Animal dissection in WNY

Dear Editor:
Animal dissection, which was first used in classrooms in the early part of the last century, is still being used in some Memorial High School classes.
In recent years, dissection has been increasingly scrutinized. Experts have reevaluated the educational worth and morality of cutting up animals just to “see how they work,” not knowing that they can destroy not only the environment, but their health as well. Frogs are the most commonly dissected animals. The removal of frogs from ecosystems disrupts nature’s delicate balance. Populations of insects skyrocket, resulting in increased crop destruction, pesticide use, and spread of disease. Also, the way animal corpses and toxic chemicals are disposed of in some schools and supply houses are of public concern. Careless disposal of toxic substances can contaminate groundwater and soil, threaten food supplies, and endanger wildlife. In Addition, animals used for dissection are often embalmed with formaldehyde or a chemical derived from formaldehyde, a preservative linked to cancers of the throat, lungs, and nasal passages, as well as a variety of other health problems. Next to the potentially harmful physical effects on individuals, there are psychological issues to consider.

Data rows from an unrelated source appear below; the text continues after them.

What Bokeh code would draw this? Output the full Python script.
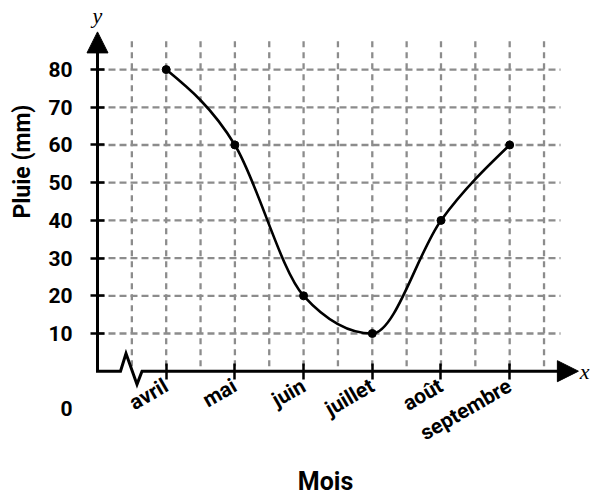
import math
import numpy as np
from bokeh.plotting import figure
from bokeh.models import Arrow, NormalHead, Label, FixedTicker
from bokeh.embed import file_html
from bokeh.resources import INLINE

# ---- data ----
months = ["avril", "mai", "juin", "juillet", "août", "septembre"]
rain = [80, 60, 20, 10, 40, 60]
y_ticks = [10, 20, 30, 40, 50, 60, 70, 80]
zero_label = "0"
x_title = "Mois"
y_title = "Pluie (mm)"

xs = list(range(len(months)))

# ---- geometry of the drawn axes (data units) ----
y_axis_x = -1.0
y_axis_top = 90.0
x_axis_tip = 6.0
grid_top = 87.5
grid_right = 5.74
break_x = [-0.665, -0.585, -0.425, -0.352]
break_y = [0.0, 4.7, -3.5, 0.0]

FONT = "Roboto"
SERIF = "Liberation Serif"
GRID = "#8c8c8c"

p = figure(width=591, height=498, x_range=(-2.412, 6.191), y_range=(-33.77, 98.33),
           output_backend="svg", toolbar_location=None, min_border=0)
p.outline_line_color = None
p.xgrid.visible = False
p.ygrid.visible = False

# ---- dashed grid ----
gx = np.arange(-0.5, len(months) - 0.5 + 0.01, 0.5)
p.segment(x0=gx, x1=gx, y0=grid_top, y1=0, line_color=GRID, line_width=2.3, line_dash="6 5")
p.segment(x0=y_axis_x, x1=grid_right, y0=y_ticks, y1=y_ticks, line_color=GRID, line_width=2.3, line_dash="7 4")

# ---- smooth curve (monotone cubic, drawn as bezier segments) ----
xa = np.array(xs, dtype=float)
ya = np.array(rain, dtype=float)
h = np.diff(xa)
s = np.diff(ya) / h
t = np.zeros(len(xa))
for i in range(1, len(xa) - 1):
    if s[i - 1] * s[i] <= 0:
        t[i] = 0.0
    else:
        pp = (s[i - 1] * h[i] + s[i] * h[i - 1]) / (h[i - 1] + h[i])
        t[i] = (np.sign(s[i - 1]) + np.sign(s[i])) * min(abs(s[i - 1]), abs(s[i]), 0.5 * abs(pp))
t[0] = (3 * s[0] - t[1]) / 2
t[-1] = (3 * s[-1] - t[-2]) / 2
p.bezier(x0=xa[:-1], y0=ya[:-1], x1=xa[1:], y1=ya[1:],
         cx0=xa[:-1] + h / 3, cy0=ya[:-1] + t[:-1] * h / 3,
         cx1=xa[1:] - h / 3, cy1=ya[1:] - t[1:] * h / 3,
         line_color="black", line_width=2.6)
p.scatter(xs, rain, size=8, color="black")

# ---- axis lines (with the break) and arrow heads ----
ax_x = [y_axis_x, y_axis_x] + break_x + [x_axis_tip - 0.1]
ax_y = [y_axis_top - 2, 0] + break_y + [0]
p.line(ax_x, ax_y, line_color="black", line_width=3, line_join="miter")
p.add_layout(Arrow(x_start=y_axis_x, y_start=y_axis_top - 10, x_end=y_axis_x, y_end=y_axis_top,
                   line_alpha=0,
                   end=NormalHead(size=21, fill_color="black", line_color="black", line_width=1)))
p.add_layout(Arrow(x_start=x_axis_tip - 0.5, y_start=0, x_end=x_axis_tip, y_end=0,
                   line_alpha=0,
                   end=NormalHead(size=21, fill_color="black", line_color="black", line_width=1)))

# ---- axes (fixed at the drawn axis lines): ticks and tick labels ----
ya_ = p.yaxis[0]
ya_.fixed_location = y_axis_x
ya_.ticker = FixedTicker(ticks=y_ticks)
ya_.axis_line_color = None
ya_.minor_tick_line_color = None
ya_.major_tick_line_color = "black"
ya_.major_tick_line_width = 2.5
ya_.major_tick_in = 7
ya_.major_tick_out = 7
ya_.major_label_standoff = 18
ya_.major_label_text_font = FONT
ya_.major_label_text_font_style = "bold"
ya_.major_label_text_font_size = "21px"
ya_.major_label_text_color = "black"

xa_ = p.xaxis[0]
xa_.fixed_location = 0
xa_.ticker = FixedTicker(ticks=xs)
xa_.major_label_overrides = {i: m for i, m in enumerate(months)}
xa_.major_label_orientation = math.pi / 6
xa_.axis_line_color = None
xa_.minor_tick_line_color = None
xa_.major_tick_line_color = "black"
xa_.major_tick_line_width = 2.5
xa_.major_tick_in = 8
xa_.major_tick_out = 8
xa_.major_label_standoff = 5
xa_.major_label_text_font = FONT
xa_.major_label_text_font_style = "bold"
xa_.major_label_text_font_size = "21px"
xa_.major_label_text_color = "black"

# ---- texts ----
p.add_layout(Label(x=y_axis_x, y=-10, x_offset=-25, text=zero_label, text_align="right",
                   text_baseline="middle", text_font=FONT, text_font_style="bold",
                   text_font_size="21px", text_color="black"))
p.add_layout(Label(x=y_axis_x, y=55.6, x_offset=-75, text=y_title, angle=math.pi / 2,
                   text_align="center", text_baseline="middle", text_font=FONT,
                   text_font_style="bold", text_font_size="23px", text_color="black"))
p.add_layout(Label(x=2.32, y=-29.3, text=x_title, text_align="center",
                   text_baseline="middle", text_font=FONT, text_font_style="bold",
                   text_font_size="25px", text_color="black"))
p.add_layout(Label(x=y_axis_x, y=94.3, text="y", text_align="center", text_baseline="middle",
                   text_font=SERIF, text_font_style="italic", text_font_size="22px",
                   text_color="black"))
p.add_layout(Label(x=x_axis_tip + 0.02, y=0, text="x", text_align="left", text_baseline="middle",
                   text_font=SERIF, text_font_style="italic", text_font_size="22px",
                   text_color="black"))

open("out.html", "w").write(file_html(p, INLINE))
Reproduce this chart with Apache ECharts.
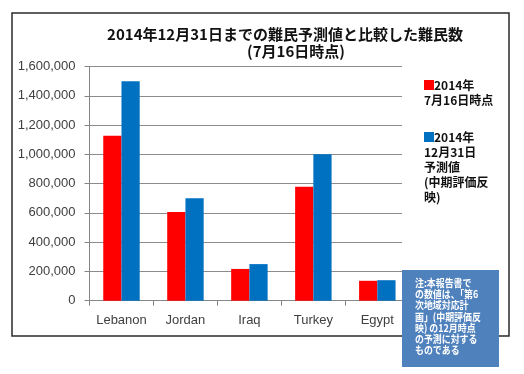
<!DOCTYPE html>
<html>
<head>
<meta charset="utf-8">
<script src="https://cdn.jsdelivr.net/npm/echarts@6/dist/echarts.min.js"></script>
<style>
html,body{margin:0;padding:0;background:#fff;}
#chart{width:524px;height:374px;}
</style>
</head>
<body>
<div id="chart"></div>
<script>
// Data
var categories = ['Lebanon', 'Jordan', 'Iraq', 'Turkey', 'Egypt'];
var seriesNames = ['2014年\n7月16日時点', '2014年\n12月31日\n予測値\n(中期評価反\n映)'];
var asOfJuly16 = [1127000, 606000, 217000, 779000, 136000];
var projectedDec31 = [1500000, 700000, 250000, 1000000, 140000];
var yTicks = { min: 0, max: 1600000, interval: 200000 };
var titleLine1 = '2014年12月31日までの難民予測値と比較した難民数';
var titleLine2 = '(7月16日時点)';
var noteLines = ['注:本報告書で', 'の数値は、「第6', '次地域対応計', '画」(中期評価反', '映) の12月時点', 'の予測に対する', 'ものである'];

var chart = echarts.init(document.getElementById('chart'), null, {renderer: 'canvas'});
var cjk = '"Noto Sans CJK JP", "Noto Sans", sans-serif';
var lat = '"Liberation Sans", Arial, sans-serif';

function legendFormatter(name) {
  var lines = name.split('\n');
  var sq = name === seriesNames[0] ? 'sqR' : 'sqB';
  return lines.map(function (l, i) {
    return (i === 0 ? '{' + sq + '|}' : '') + '{t|' + l + '}';
  }).join('\n');
}

var option = {
  animation: false,
  backgroundColor: '#fff',
  title: [
    { text: titleLine1, left: 280, top: 21, textAlign: 'center',
      textStyle: { fontFamily: cjk, fontSize: 15, fontWeight: 'bold', color: '#111', lineHeight: 17 } },
    { text: titleLine2, left: 291, top: 38, textAlign: 'center',
      textStyle: { fontFamily: cjk, fontSize: 15, fontWeight: 'bold', color: '#111', lineHeight: 17 } }
  ],
  legend: {
    orient: 'vertical',
    left: 414,
    top: 74,
    itemGap: 25,
    icon: 'none',
    itemWidth: 0,
    itemHeight: 0,
    selectedMode: false,
    data: seriesNames,
    formatter: legendFormatter,
    textStyle: {
      padding: 0,
      rich: {
        sqR: { width: 10, height: 10, backgroundColor: '#FF0000', padding: 0 },
        sqB: { width: 10, height: 10, backgroundColor: '#0070C0', padding: 0 },
        t: { fontFamily: cjk, fontSize: 12, fontWeight: 'bold', color: '#111', lineHeight: 15 }
      }
    }
  },
  grid: { left: 89.5, top: 66.5, right: 114.7, bottom: 73.3, containLabel: false },
  xAxis: {
    type: 'category',
    data: categories,
    axisLine: { lineStyle: { color: '#868686', width: 1 } },
    axisTick: { show: true, alignWithLabel: false, length: 5, lineStyle: { color: '#868686' } },
    axisLabel: { interval: 0, margin: 13, fontFamily: lat, fontSize: 13, color: '#404040' }
  },
  yAxis: {
    type: 'value',
    min: yTicks.min,
    max: yTicks.max,
    interval: yTicks.interval,
    axisLine: { show: true, lineStyle: { color: '#868686', width: 1 } },
    axisTick: { show: true, length: 5, lineStyle: { color: '#868686' } },
    splitLine: { show: true, lineStyle: { color: '#8c8c8c', width: 1 } },
    axisLabel: {
      margin: 14, fontFamily: lat, fontSize: 13, color: '#404040',
      formatter: function (v) { return v.toLocaleString('en-US'); }
    }
  },
  series: [
    { name: seriesNames[0], type: 'bar', data: asOfJuly16, itemStyle: { color: '#FF0000' },
      barGap: '0%', barCategoryGap: '43%' },
    { name: seriesNames[1], type: 'bar', data: projectedDec31, itemStyle: { color: '#0070C0' },
      barGap: '0%', barCategoryGap: '43%' }
  ],
  graphic: [
    { type: 'rect', z: 1, silent: true,
      shape: { x: 12, y: 13, width: 497, height: 323 },
      style: { fill: 'none', stroke: '#2b2b2b', lineWidth: 1.5 } },
    { type: 'rect', z: 3, silent: true,
      shape: { x: 402, y: 60, width: 10, height: 242 },
      style: { fill: '#fff' } },
    { type: 'rect', z: 10, silent: true,
      shape: { x: 402, y: 270, width: 97, height: 97 },
      style: { fill: '#4F81BD' } },
    { type: 'group', z: 11, silent: true, x: 415, y: 277.5, scaleX: 0.85, scaleY: 1,
      children: [
        { type: 'text', z: 11, silent: true, x: 0, y: 0,
          style: { text: noteLines.join('\n'), fill: '#fff', fontFamily: cjk, fontSize: 10.5, fontWeight: 'bold', lineHeight: 11.2 } }
      ] }
  ]
};
chart.setOption(option);
</script>
</body>
</html>
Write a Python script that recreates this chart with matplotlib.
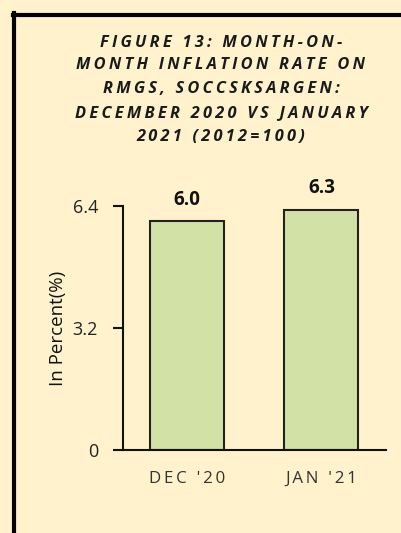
import numpy as np
import matplotlib.pyplot as plt
from matplotlib.lines import Line2D

categories = ["DEC '20", "JAN '21"]
values = [6.0, 6.3]
yticks = [0, 3.2, 6.4]
title_lines = ["FIGURE 13: MONTH-ON-", "MONTH INFLATION RATE ON",
               "RMGS, SOCCSKSARGEN:", "DECEMBER 2020 VS JANUARY",
               "2021 (2012=100)"]

bg = "#FFF2CC"
bar_color = "#D2E2A7"
plt.rcParams['font.family'] = ['Open Sans', 'DejaVu Sans']

def spaced(s, sep="\u2009"):
    # fake letter spacing
    return sep.join(list(s))

fig = plt.figure(figsize=(4.02, 5.33), dpi=100, facecolor=bg)
ax = fig.add_axes([0.306, 0.1557, 0.654, 0.4578], facecolor=bg)

x = np.arange(len(categories))
ax.bar(x, values, width=0.55, color=bar_color, edgecolor="#222222", linewidth=1.5)
for xi, v in zip(x, values):
    ax.text(xi, v + 0.3, f"{v:.1f}", ha="center", va="bottom",
            fontsize=13.5, fontweight="bold", color="#111111")

ax.set_xlim(-0.476, 1.48)
ax.set_ylim(0, 6.4)
ax.set_yticks(yticks)
ax.set_yticklabels(["0", "3.2", "6.4"], fontsize=13, color="#222222")
ax.set_xticks(x)
ax.set_xticklabels([spaced(c) for c in categories], fontsize=12.2, color="#333333")
ax.tick_params(axis="x", length=0, pad=15)
ax.tick_params(axis="y", length=7, width=1.5, color="#111111", pad=11)
ax.spines["top"].set_visible(False)
ax.spines["right"].set_visible(False)
ax.spines["left"].set_linewidth(1.5)
ax.spines["bottom"].set_linewidth(1.5)
ax.spines["left"].set_color("#111111")
ax.spines["bottom"].set_color("#111111")
ax.set_ylabel("In Percent(%)", fontsize=13.5, color="#111111", labelpad=4)

# title lines
ys = [43, 65, 89, 113, 137]
for line, yp in zip(title_lines, ys):
    fig.text(221 / 402, 1 - yp / 533, spaced(line), ha="center", va="center",
             fontsize=11.8, fontweight="bold", fontstyle="italic", color="#1a1a1a")

# frame (left and top only visible)
fig.add_artist(Line2D([14.5 / 402, 14.5 / 402], [0, 1 - 13 / 533],
                      transform=fig.transFigure, color="black", linewidth=3))
fig.add_artist(Line2D([13 / 402, 1], [1 - 14.5 / 533, 1 - 14.5 / 533],
                      transform=fig.transFigure, color="black", linewidth=3))

fig.savefig("out.png", dpi=100, facecolor=bg)
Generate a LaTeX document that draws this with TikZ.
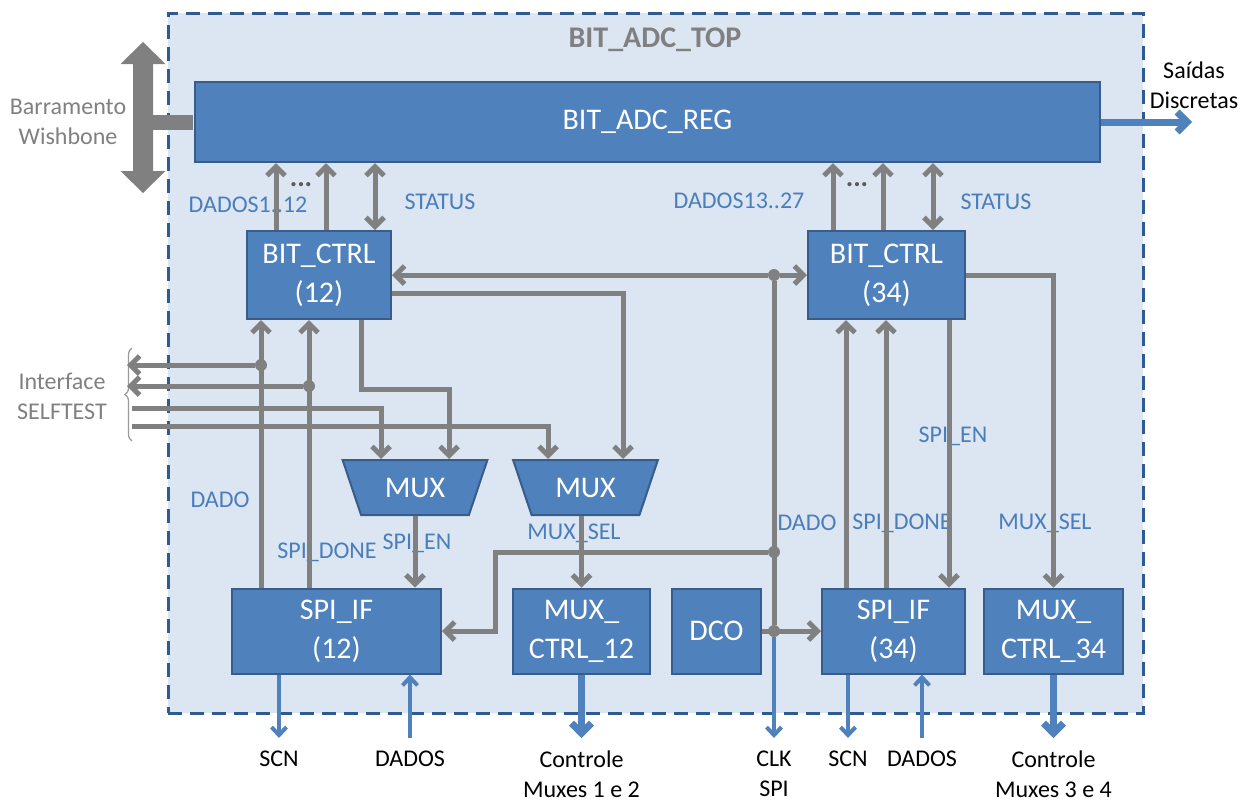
\documentclass[tikz,border=0pt]{standalone}
\usepackage{fontspec}
\setmainfont{Carlito}
\usetikzlibrary{arrows.meta,shapes.geometric,decorations.pathreplacing}

\definecolor{blkfill}{HTML}{4F81BD}
\definecolor{blkline}{HTML}{385D8A}
\definecolor{areafill}{HTML}{DCE6F2}
\definecolor{arealine}{HTML}{2F5B90}
\definecolor{wiregray}{HTML}{808080}
\definecolor{lblblue}{HTML}{4A7EBB}

\begin{document}
\begin{tikzpicture}[
  x=0.5pt, y=-0.5pt,
  font=\fontsize{12}{15}\selectfont,
  blk/.style={draw=blkline, fill=blkfill, line width=1pt, text=white,
    align=center, inner sep=0pt, font=\fontsize{15}{19.5}\selectfont},
  mux/.style={blk, trapezium, shape border rotate=180, trapezium stretches=true,
    trapezium angle=62, minimum width=72.5pt, minimum height=27.5pt},
  lbl/.style={text=lblblue, inner sep=1pt},
  ext/.style={align=center, anchor=north},
  side/.style={align=center, text=wiregray},
  wire/.style={draw=wiregray, line width=2.5pt, -{Straight Barb[length=4.5pt,width=9pt]}},
  bus/.style={wire, {Straight Barb[length=4.5pt,width=9pt]}-{Straight Barb[length=4.5pt,width=9pt]}},
  sig/.style={draw=blkfill, line width=2pt, -{Straight Barb[length=4pt,width=7.5pt]}},
  sigw/.style={draw=blkfill, line width=3.5pt, -{Straight Barb[length=5pt,width=10pt]}},
  jdot/.style={circle, fill=wiregray, inner sep=0pt, minimum size=6pt}
]
\useasboundingbox (0,0) rectangle (1249,805);

% ── The top-level area ────────────────────────────────────────────────────
\node[draw=arealine, fill=areafill, dash pattern=on 7pt off 4pt, line width=1.5pt,
  minimum width=487.5pt, minimum height=350pt] (top) at (655.5,363) {};
\node[font=\fontsize{15}{18}\selectfont\bfseries, text=wiregray] (title)
  at (655,40) {BIT\_ADC\_TOP};

% ── Blocks ────────────────────────────────────────────────────────────────
\node[blk, minimum width=452.5pt, minimum height=40pt] (reg) at (647.5,122) {BIT\_ADC\_REG};
\node[blk, minimum width=72pt, minimum height=44pt] (ctrlA) at (319,275) {BIT\_CTRL\\(12)};
\node[blk, minimum width=78.5pt, minimum height=44pt] (ctrlB) at (886.5,275) {BIT\_CTRL\\(34)};
\node[mux] (muxA) at (415,487.5) {MUX};
\node[mux] (muxB) at (585.5,487.5) {MUX};
\node[blk, minimum width=104.5pt, minimum height=42.5pt] (spiA) at (336.5,631) {SPI\_IF\\(12)};
\node[blk, minimum width=68.5pt, minimum height=42.5pt] (mctrlA) at (581.5,631) {MUX\_\\CTRL\_12};
\node[blk, minimum width=44.5pt, minimum height=42.5pt] (dco) at (716.5,631) {DCO};
\node[blk, minimum width=71.5pt, minimum height=42.5pt] (spiB) at (893.5,631) {SPI\_IF\\(34)};
\node[blk, minimum width=69.5pt, minimum height=42.5pt] (mctrlB) at (1053.5,631) {MUX\_\\CTRL\_34};

% ── Wishbone bus ──────────────────────────────────────────────────────────
\fill[wiregray] (143,42) -- (165.5,64) -- (153,64) -- (153,171) -- (165.5,171)
  -- (143,193) -- (120.5,171) -- (133,171) -- (133,64) -- (120.5,64) -- cycle;
\draw[wiregray, line width=7.5pt] ([xshift=-0.5pt]reg.west) -- ++(-52,0);
\node[side] (wb) at (68,122) {Barramento\\Wishbone};

% ── Outside texts ─────────────────────────────────────────────────────────
\node[side] (selft) at (62,396) {Interface\\SELFTEST};
\draw[wiregray!80, line width=0.6pt, decorate, decoration={brace, amplitude=3.5pt}]
  (132,441) -- (132,348);
\node[align=center] (saidas) at (1194,85) {Saídas\\Discretas};
\coordinate (sout) at (1192,122);

\node[ext] (scnA) at (279,744) {SCN};
\node[ext] (dadosA) at (410,744) {DADOS};
\node[ext] (ctlA) at (581.5,744) {Controle\\Muxes 1 e 2};
\node[ext] (clk) at (774,744) {CLK\\SPI};
\node[ext] (scnB) at (848,744) {SCN};
\node[ext] (dadosB) at (922,744) {DADOS};
\node[ext] (ctlB) at (1053.5,744) {Controle\\Muxes 3 e 4};

% ── Signal names ──────────────────────────────────────────────────────────
\node[lbl] (lDadosA) at (248,205) {DADOS1..12};
\node[lbl] (lStatA) at (440,202) {STATUS};
\node[lbl] (lDadosB) at (739,201) {DADOS13..27};
\node[lbl] (lStatB) at (996,202) {STATUS};
\node[lbl] (lDadoA) at (220,500) {DADO};
\node[lbl] (lDoneA) at (327,552) {SPI\_DONE};
\node[lbl] (lEnA) at (417,543) {SPI\_EN};
\node[lbl] (lSelA) at (574,533) {MUX\_SEL};
\node[lbl] (lDadoB) at (807,523) {DADO};
\node[lbl] (lDoneB) at (902,523) {SPI\_DONE};
\node[lbl] (lEnB) at (953,436) {SPI\_EN};
\node[lbl] (lSelB) at (1045,523) {MUX\_SEL};
\node[text=wiregray!70!black, font=\fontsize{14}{14}\selectfont\bfseries] (dotsA) at (301,185) {...};
\node[text=wiregray!70!black, font=\fontsize{14}{14}\selectfont\bfseries] (dotsB) at (857,185) {...};

% ── Junctions ─────────────────────────────────────────────────────────────
\node[jdot] (jdA) at (261,365) {};
\node[jdot] (jsA) at (309,386) {};
\node[jdot] (jc1) at (774,275) {};
\node[jdot] (jc2) at (774,552) {};
\node[jdot] (jc3) at (774,631) {};
\coordinate (self1) at (127,365);
\coordinate (self2) at (127,386);
\coordinate (self3) at (132,408);
\coordinate (self4) at (132,426);

% ── BIT_CTRL to register ──────────────────────────────────────────────────
\foreach \dx in {-21.5pt,3.5pt}
  \draw[wire] ([xshift=\dx]ctrlA.north) -- ([xshift=\dx]ctrlA.north |- reg.south);
\draw[bus] ([xshift=28pt]ctrlA.north) -- ([xshift=28pt]ctrlA.north |- reg.south);
\foreach \dx in {-26.75pt,-1.75pt}
  \draw[wire] ([xshift=\dx]ctrlB.north) -- ([xshift=\dx]ctrlB.north |- reg.south);
\draw[bus] ([xshift=23.25pt]ctrlB.north) -- ([xshift=23.25pt]ctrlB.north |- reg.south);

% ── Left half ─────────────────────────────────────────────────────────────
\draw[wire] (spiA.north -| jdA) -- (ctrlA.south -| jdA);
\draw[wire] (spiA.north -| jsA) -- (ctrlA.south -| jsA);
\draw[wire] (jdA) -- (self1);
\draw[wire] (jsA) -- (self2);
\draw[wire] (self3) -| ([xshift=-17pt]muxA.north);
\draw[wire] (self4) -| ([xshift=-18.75pt]muxB.north);
\draw[wire] ([xshift=21pt]ctrlA.south) -- ++(0,69) -| ([xshift=17pt]muxA.north);
\draw[wire] ([yshift=-9pt]ctrlA.east) -| ([xshift=18.75pt]muxB.north);
\draw[wire] (muxA.south) -- (spiA.north -| muxA.south);
\draw[wire] (mctrlA.north |- muxB.south) -- (mctrlA.north);

% ── Clock tree ────────────────────────────────────────────────────────────
\draw[wire, -] (jc3) -- (jc1);
\draw[wire] (jc1) -- (ctrlA.east |- jc1);
\draw[wire] (jc1) -- (ctrlB.west |- jc1);
\draw[wire] (jc2) -| ([xshift=26.5pt]spiA.east) -- (spiA.east);
\draw[wire] (dco.east) -- (spiB.west);

% ── Right half ────────────────────────────────────────────────────────────
\foreach \dx in {-23.75pt,-3.75pt}
  \draw[wire] ([xshift=\dx]spiB.north) -- ([xshift=\dx]spiB.north |- ctrlB.south);
\draw[wire] ([xshift=31.25pt]ctrlB.south) -- ([xshift=31.25pt]ctrlB.south |- spiB.north);
\draw[wire] (ctrlB.east) -| (mctrlB.north);

% ── External signals ──────────────────────────────────────────────────────
\draw[sigw] (reg.east) -- (sout);
\draw[sig] (spiA.south -| scnA) -- ([yshift=3pt]scnA.north);
\draw[sig] ([yshift=3pt]dadosA.north) -- (spiA.south -| dadosA);
\draw[sigw] (mctrlA.south) -- ([yshift=3pt]ctlA.north);
\draw[sig] (jc3) -- ([yshift=3pt]clk.north);
\draw[sig] (spiB.south -| scnB) -- ([yshift=3pt]scnB.north);
\draw[sig] ([yshift=3pt]dadosB.north) -- (spiB.south -| dadosB);
\draw[sigw] (mctrlB.south) -- ([yshift=3pt]ctlB.north);

\end{tikzpicture}
\end{document}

In his last interview before his death, serial killer Jeffrey Dahmer said that his fascination with death and dismemberment began when he dissected animals at school. Such reports are common because animal dissections cause desensitization to the sanctity of life. Compassionate students want to study biology without dissecting animals. Sophisticated computer simulations, videodiscs, and models have been developed to meet the needs of these students. All the studies of this issue show that students who use alternatives perform as well or better than students who use dissection. Biology is the study of life and should teach respect for life, not devalue it by treating living beings as disposable objects. By using humane teaching methods, instructors can teach science and ethics simultaneously.